- **Dataset content**
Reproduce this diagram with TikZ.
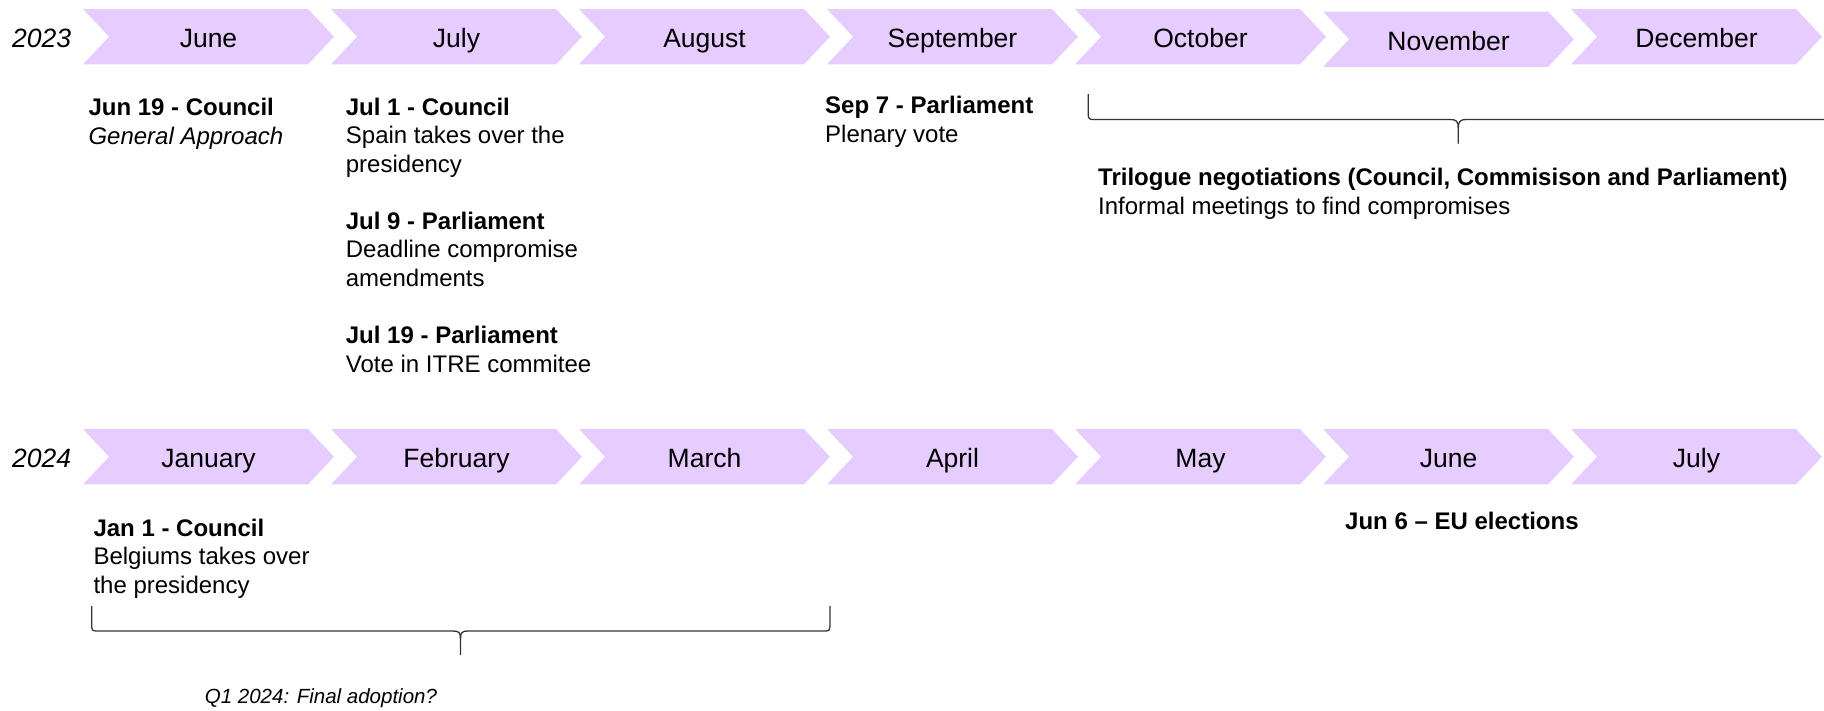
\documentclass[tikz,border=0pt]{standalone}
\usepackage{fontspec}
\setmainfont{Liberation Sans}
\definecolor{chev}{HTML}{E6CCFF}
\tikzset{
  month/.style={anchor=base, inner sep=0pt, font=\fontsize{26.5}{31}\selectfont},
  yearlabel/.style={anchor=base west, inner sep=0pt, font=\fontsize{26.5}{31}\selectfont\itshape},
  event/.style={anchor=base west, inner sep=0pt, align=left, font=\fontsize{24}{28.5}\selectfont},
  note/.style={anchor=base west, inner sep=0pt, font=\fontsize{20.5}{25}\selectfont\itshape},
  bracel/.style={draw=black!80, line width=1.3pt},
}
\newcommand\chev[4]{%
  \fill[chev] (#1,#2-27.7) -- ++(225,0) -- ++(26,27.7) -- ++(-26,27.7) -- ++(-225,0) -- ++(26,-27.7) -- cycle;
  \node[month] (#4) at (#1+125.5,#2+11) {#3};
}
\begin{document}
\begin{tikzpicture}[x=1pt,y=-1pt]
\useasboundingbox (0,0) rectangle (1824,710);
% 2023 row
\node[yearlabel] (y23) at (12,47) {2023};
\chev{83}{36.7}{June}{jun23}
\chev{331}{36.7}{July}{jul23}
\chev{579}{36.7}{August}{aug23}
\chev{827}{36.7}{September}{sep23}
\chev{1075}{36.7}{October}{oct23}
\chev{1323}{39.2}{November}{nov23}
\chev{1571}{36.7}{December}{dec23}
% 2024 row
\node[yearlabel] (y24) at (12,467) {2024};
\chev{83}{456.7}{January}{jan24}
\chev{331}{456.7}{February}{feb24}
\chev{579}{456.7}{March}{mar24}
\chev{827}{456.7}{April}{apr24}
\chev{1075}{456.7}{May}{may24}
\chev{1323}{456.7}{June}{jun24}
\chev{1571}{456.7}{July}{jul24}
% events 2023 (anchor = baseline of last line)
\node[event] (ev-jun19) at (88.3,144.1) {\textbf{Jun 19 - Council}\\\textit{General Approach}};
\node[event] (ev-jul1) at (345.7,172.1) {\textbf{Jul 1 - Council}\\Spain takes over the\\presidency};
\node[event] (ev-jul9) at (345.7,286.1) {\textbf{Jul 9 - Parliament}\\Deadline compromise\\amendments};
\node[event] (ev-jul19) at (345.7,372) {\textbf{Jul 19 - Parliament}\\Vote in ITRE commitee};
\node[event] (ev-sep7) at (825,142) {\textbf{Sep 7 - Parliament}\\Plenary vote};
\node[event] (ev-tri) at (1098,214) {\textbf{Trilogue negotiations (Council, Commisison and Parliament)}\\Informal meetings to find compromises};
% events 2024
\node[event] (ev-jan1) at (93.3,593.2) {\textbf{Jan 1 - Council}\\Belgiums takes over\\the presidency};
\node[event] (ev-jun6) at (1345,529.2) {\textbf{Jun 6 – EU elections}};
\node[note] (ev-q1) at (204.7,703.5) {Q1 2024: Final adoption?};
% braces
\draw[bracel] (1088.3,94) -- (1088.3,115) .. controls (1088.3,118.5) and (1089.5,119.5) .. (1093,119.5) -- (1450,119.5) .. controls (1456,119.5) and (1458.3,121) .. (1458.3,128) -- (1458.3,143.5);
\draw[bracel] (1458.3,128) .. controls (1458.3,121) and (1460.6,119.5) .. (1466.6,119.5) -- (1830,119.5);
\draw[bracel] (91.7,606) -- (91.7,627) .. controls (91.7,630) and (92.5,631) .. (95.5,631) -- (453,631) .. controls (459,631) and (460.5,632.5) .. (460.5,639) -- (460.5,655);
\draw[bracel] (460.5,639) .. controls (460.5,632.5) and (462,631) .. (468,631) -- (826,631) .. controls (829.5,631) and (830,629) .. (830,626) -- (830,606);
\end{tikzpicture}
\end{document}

- **Stated goal**
Return the whole listing, word for word, and leave out every picture.

- **Answer to this problem**
Reproduce this diagram with TikZ.
\documentclass[tikz,border=0pt]{standalone}
\usepackage{fontspec}
\setmainfont{Liberation Sans}
\definecolor{chev}{HTML}{E6CCFF}
\tikzset{
  month/.style={anchor=base, inner sep=0pt, font=\fontsize{26.5}{31}\selectfont},
  yearlabel/.style={anchor=base west, inner sep=0pt, font=\fontsize{26.5}{31}\selectfont\itshape},
  event/.style={anchor=base west, inner sep=0pt, align=left, font=\fontsize{24}{28.5}\selectfont},
  note/.style={anchor=base west, inner sep=0pt, font=\fontsize{20.5}{25}\selectfont\itshape},
  bracel/.style={draw=black!80, line width=1.3pt},
}
\newcommand\chev[4]{%
  \fill[chev] (#1,#2-27.7) -- ++(225,0) -- ++(26,27.7) -- ++(-26,27.7) -- ++(-225,0) -- ++(26,-27.7) -- cycle;
  \node[month] (#4) at (#1+125.5,#2+11) {#3};
}
\begin{document}
\begin{tikzpicture}[x=1pt,y=-1pt]
\useasboundingbox (0,0) rectangle (1824,710);
% 2023 row
\node[yearlabel] (y23) at (12,47) {2023};
\chev{83}{36.7}{June}{jun23}
\chev{331}{36.7}{July}{jul23}
\chev{579}{36.7}{August}{aug23}
\chev{827}{36.7}{September}{sep23}
\chev{1075}{36.7}{October}{oct23}
\chev{1323}{39.2}{November}{nov23}
\chev{1571}{36.7}{December}{dec23}
% 2024 row
\node[yearlabel] (y24) at (12,467) {2024};
\chev{83}{456.7}{January}{jan24}
\chev{331}{456.7}{February}{feb24}
\chev{579}{456.7}{March}{mar24}
\chev{827}{456.7}{April}{apr24}
\chev{1075}{456.7}{May}{may24}
\chev{1323}{456.7}{June}{jun24}
\chev{1571}{456.7}{July}{jul24}
% events 2023 (anchor = baseline of last line)
\node[event] (ev-jun19) at (88.3,144.1) {\textbf{Jun 19 - Council}\\\textit{General Approach}};
\node[event] (ev-jul1) at (345.7,172.1) {\textbf{Jul 1 - Council}\\Spain takes over the\\presidency};
\node[event] (ev-jul9) at (345.7,286.1) {\textbf{Jul 9 - Parliament}\\Deadline compromise\\amendments};
\node[event] (ev-jul19) at (345.7,372) {\textbf{Jul 19 - Parliament}\\Vote in ITRE commitee};
\node[event] (ev-sep7) at (825,142) {\textbf{Sep 7 - Parliament}\\Plenary vote};
\node[event] (ev-tri) at (1098,214) {\textbf{Trilogue negotiations (Council, Commisison and Parliament)}\\Informal meetings to find compromises};
% events 2024
\node[event] (ev-jan1) at (93.3,593.2) {\textbf{Jan 1 - Council}\\Belgiums takes over\\the presidency};
\node[event] (ev-jun6) at (1345,529.2) {\textbf{Jun 6 – EU elections}};
\node[note] (ev-q1) at (204.7,703.5) {Q1 2024: Final adoption?};
% braces
\draw[bracel] (1088.3,94) -- (1088.3,115) .. controls (1088.3,118.5) and (1089.5,119.5) .. (1093,119.5) -- (1450,119.5) .. controls (1456,119.5) and (1458.3,121) .. (1458.3,128) -- (1458.3,143.5);
\draw[bracel] (1458.3,128) .. controls (1458.3,121) and (1460.6,119.5) .. (1466.6,119.5) -- (1830,119.5);
\draw[bracel] (91.7,606) -- (91.7,627) .. controls (91.7,630) and (92.5,631) .. (95.5,631) -- (453,631) .. controls (459,631) and (460.5,632.5) .. (460.5,639) -- (460.5,655);
\draw[bracel] (460.5,639) .. controls (460.5,632.5) and (462,631) .. (468,631) -- (826,631) .. controls (829.5,631) and (830,629) .. (830,626) -- (830,606);
\end{tikzpicture}
\end{document}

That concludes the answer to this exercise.